═════ Data excerpt ═════

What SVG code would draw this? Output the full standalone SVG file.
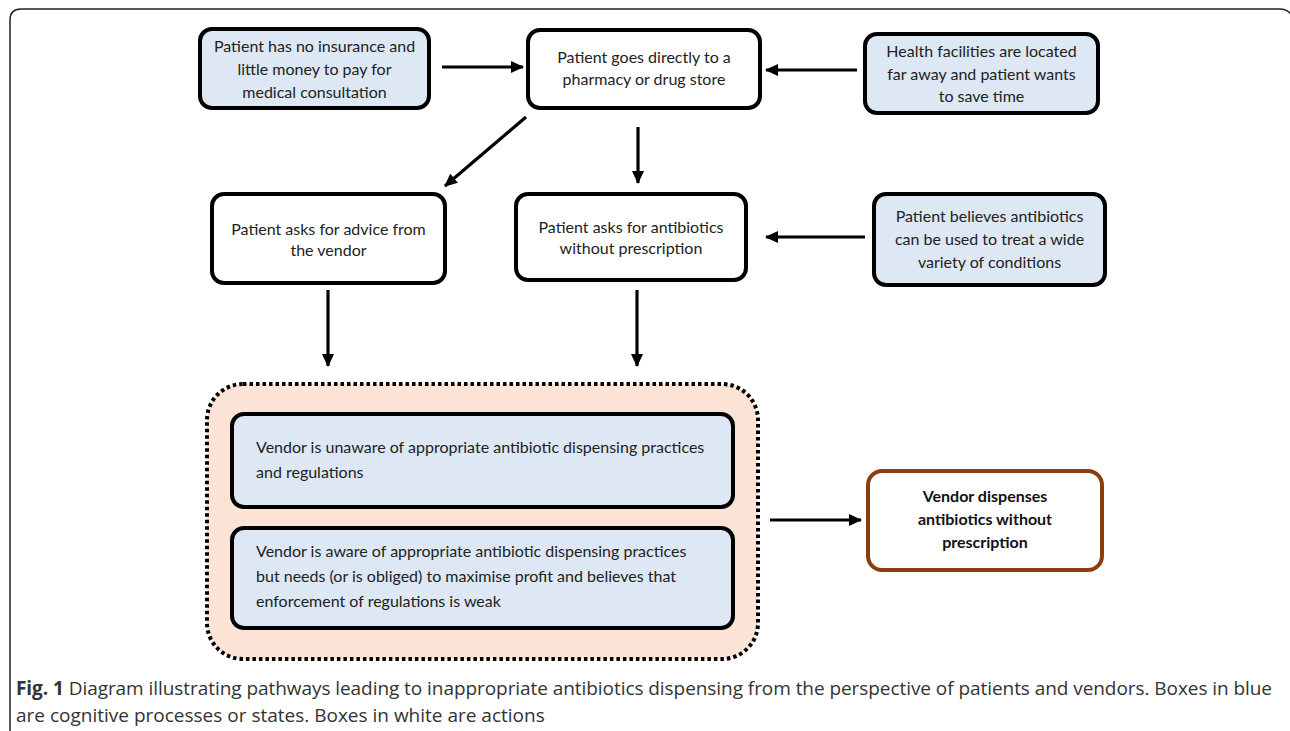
<svg xmlns="http://www.w3.org/2000/svg" width="1290" height="731" viewBox="0 0 1290 731">
<style>
.box{stroke:#000;stroke-width:4}
.blue{fill:#dde8f4}
.white{fill:#fff}
.t{font-family:Lato,"Open Sans",sans-serif;font-size:16px;fill:#222;text-anchor:middle}
.tl{font-family:Lato,"Open Sans",sans-serif;font-size:16px;fill:#222}
.tb{font-family:Lato,"Open Sans",sans-serif;font-size:16px;fill:#111;text-anchor:middle;font-weight:bold}
.conn{stroke:#000;stroke-width:3.2;fill:none;marker-end:url(#ah)}
.cap{font-family:"Open Sans","Noto Sans",sans-serif;font-size:19px;fill:#333}
</style>
<defs>
<marker id="ah" markerUnits="userSpaceOnUse" markerWidth="14" markerHeight="12" refX="12" refY="6" orient="auto">
<path d="M0,0 L13,6 L0,12 z" fill="#000"/>
</marker>
</defs>
<rect width="1290" height="731" fill="#fff"/>
<path d="M10,735 L10,20 Q10,9 21,9 L1280,9 Q1288,9 1292,16" fill="none" stroke="#222" stroke-width="1.5"/>

<g id="n1"><rect class="box blue" x="200" y="29" width="229" height="79" rx="12"/>
<text class="t" x="314.5" y="52">Patient has no insurance and</text>
<text class="t" x="314.5" y="75">little money to pay for</text>
<text class="t" x="314.5" y="98">medical consultation</text></g>

<g id="n2"><rect class="box white" x="528" y="30" width="232" height="78" rx="12"/>
<text class="t" x="644" y="63">Patient goes directly to a</text>
<text class="t" x="644" y="85">pharmacy or drug store</text></g>

<g id="n3"><rect class="box blue" x="865" y="34" width="233" height="79" rx="12"/>
<text class="t" x="981.5" y="57">Health facilities are located</text>
<text class="t" x="981.5" y="80">far away and patient wants</text>
<text class="t" x="981.5" y="102">to save time</text></g>

<g id="n4"><rect class="box white" x="212" y="194" width="233" height="89" rx="12"/>
<text class="t" x="328.5" y="235">Patient asks for advice from</text>
<text class="t" x="328.5" y="256">the vendor</text></g>

<g id="n5"><rect class="box white" x="516" y="194" width="230" height="86" rx="12"/>
<text class="t" x="631" y="233">Patient asks for antibiotics</text>
<text class="t" x="631" y="254">without prescription</text></g>

<g id="n6"><rect class="box blue" x="874" y="194" width="231" height="91" rx="12"/>
<text class="t" x="989.5" y="222">Patient believes antibiotics</text>
<text class="t" x="989.5" y="245">can be used to treat a wide</text>
<text class="t" x="989.5" y="268">variety of conditions</text></g>

<g id="group"><rect x="207" y="384" width="551" height="275" rx="36" fill="#fbe3d6" stroke="#000" stroke-width="4" stroke-dasharray="3.5 3"/></g>

<g id="n7"><rect class="box blue" x="232" y="414" width="501" height="93" rx="12"/>
<text class="tl" x="256" y="453">Vendor is unaware of appropriate antibiotic dispensing practices</text>
<text class="tl" x="256" y="478">and regulations</text></g>

<g id="n8"><rect class="box blue" x="232" y="528" width="501" height="100" rx="12"/>
<text class="tl" x="256" y="557">Vendor is aware of appropriate antibiotic dispensing practices</text>
<text class="tl" x="256" y="582">but needs (or is obliged) to maximise profit and believes that</text>
<text class="tl" x="256" y="607">enforcement of regulations is weak</text></g>

<g id="n9"><rect x="868" y="471" width="234" height="99" rx="14" fill="#fff" stroke="#8b3d10" stroke-width="4"/>
<text class="tb" x="985" y="502">Vendor dispenses</text>
<text class="tb" x="985" y="525">antibiotics without</text>
<text class="tb" x="985" y="548">prescription</text></g>

<g id="connectors">
<line class="conn" x1="442" y1="67" x2="523" y2="67"/>
<line class="conn" x1="857" y1="70" x2="766" y2="70"/>
<line class="conn" x1="526" y1="117" x2="445" y2="186"/>
<line class="conn" x1="638" y1="127" x2="638" y2="183"/>
<line class="conn" x1="865" y1="237" x2="766" y2="237"/>
<line class="conn" x1="328" y1="290" x2="328" y2="366"/>
<line class="conn" x1="637" y1="290" x2="637" y2="366"/>
<line class="conn" x1="770" y1="520" x2="861" y2="520"/>
</g>

<text class="cap" x="16" y="695" textLength="1256" lengthAdjust="spacing"><tspan font-weight="bold">Fig. 1</tspan> Diagram illustrating pathways leading to inappropriate antibiotics dispensing from the perspective of patients and vendors. Boxes in blue</text>
<text class="cap" x="16" y="721.5">are cognitive processes or states. Boxes in white are actions</text>
</svg>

═════

* _Exercise task_: Starting at the first line of the material, output exactly the lines up to and including the one with "L10,20 Q10,9 21,9". Do not include the pictures.

* _Response for this exercise_:
What SVG code would draw this? Output the full standalone SVG file.
<svg xmlns="http://www.w3.org/2000/svg" width="1290" height="731" viewBox="0 0 1290 731">
<style>
.box{stroke:#000;stroke-width:4}
.blue{fill:#dde8f4}
.white{fill:#fff}
.t{font-family:Lato,"Open Sans",sans-serif;font-size:16px;fill:#222;text-anchor:middle}
.tl{font-family:Lato,"Open Sans",sans-serif;font-size:16px;fill:#222}
.tb{font-family:Lato,"Open Sans",sans-serif;font-size:16px;fill:#111;text-anchor:middle;font-weight:bold}
.conn{stroke:#000;stroke-width:3.2;fill:none;marker-end:url(#ah)}
.cap{font-family:"Open Sans","Noto Sans",sans-serif;font-size:19px;fill:#333}
</style>
<defs>
<marker id="ah" markerUnits="userSpaceOnUse" markerWidth="14" markerHeight="12" refX="12" refY="6" orient="auto">
<path d="M0,0 L13,6 L0,12 z" fill="#000"/>
</marker>
</defs>
<rect width="1290" height="731" fill="#fff"/>
<path d="M10,735 L10,20 Q10,9 21,9 L1280,9 Q1288,9 1292,16" fill="none" stroke="#222" stroke-width="1.5"/>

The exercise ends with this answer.